The new flagpole at Ocean Shores’ city gates now has two new flags and new lights after a special American flag-raising ceremony on Friday morning.
Starting with a ceremonial flag, which once flew over the U.S. Capitol in Washington, D.C., the city then put up a new flag donated by citizen Don Williams, who also donated another one for the fire station farther down on Pt. Brown Avenue.
“They are larger flags and they have more presence. They look better on our flagpole,” Mayor Crystal Dingler said as she handed the ceremonial flag over to the honor guard from North Beach/Ocean Shores Veterans of Foreign Wars Post 8956.
VFW members Dennis Hogan, John Link, Dan Martin and Jim Docherty then raised the flag to the Pledge of Allegiance while those who served in the military saluted.
Dingler gave much credit to local real estate agent Dan Sherwood, who has been working to replace the flagpole for years.
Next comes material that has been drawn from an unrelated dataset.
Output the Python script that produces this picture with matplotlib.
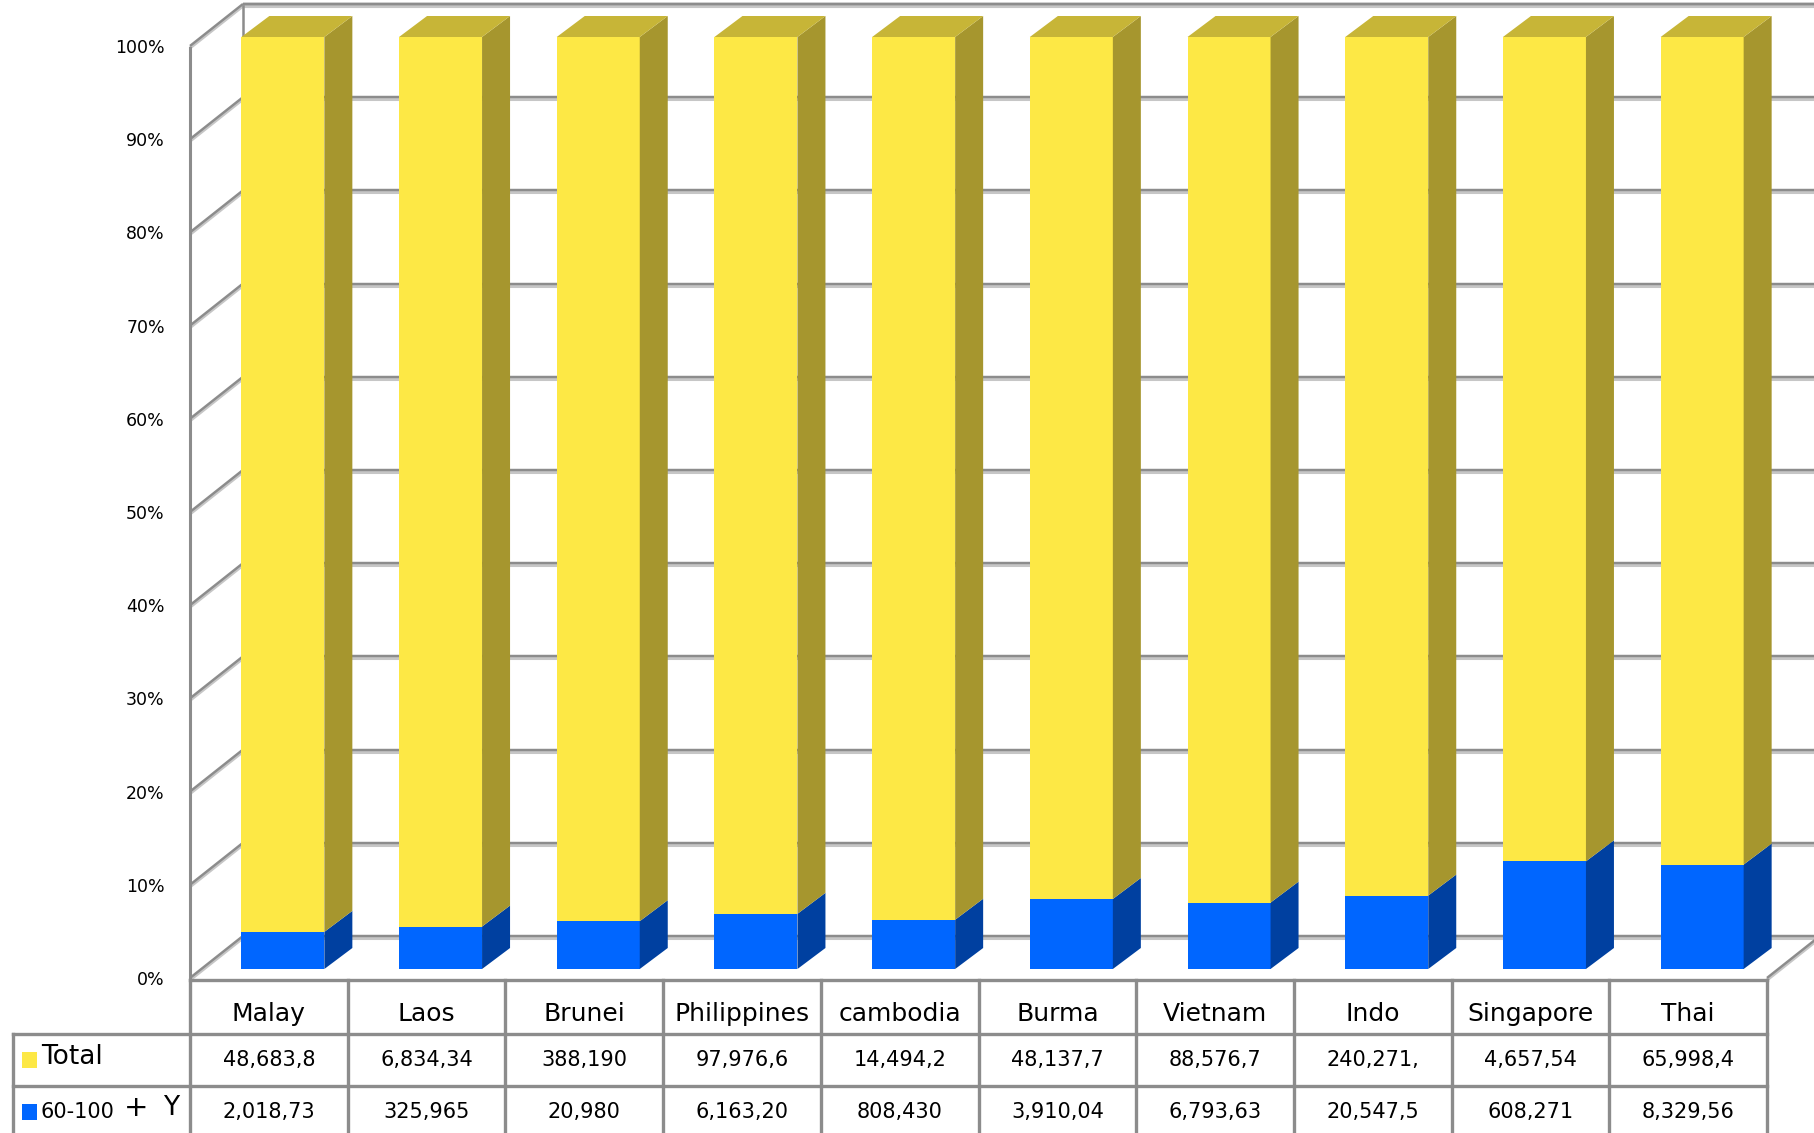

Once the money was in place and the city agreed to help out, it took five months to get the flagpole, Dingler said.
“We are pleased with the effort, and we’re happy to have it done,” she said.
The cost to the city was estimated at less than $500, with private donations amounting to about $1,400.
Sherwood said he first started the effort to improve the flag at the main city entrance when he came into town about four years ago and saw a “fish flag flying on the flagpole. The American flag wasn’t there.”
He began to investigate and was told the lights on the flagpole were bad. Flag protocol calls for a lighted flag if the American flag is to fly 24 hours a day, Sherwood said.
He first began to raise funds for the light: “We got our flag flying again, but what it did was show us how bad our old flagpole looked. So we said, ‘If we can put in a new light, we can put in a new pole.’”
“This about the veterans, the first responders,” Sherwood said. “That’s their flag probably more than it is ours, because they protect us every single day. So in honor of them, this is what it’s all about.”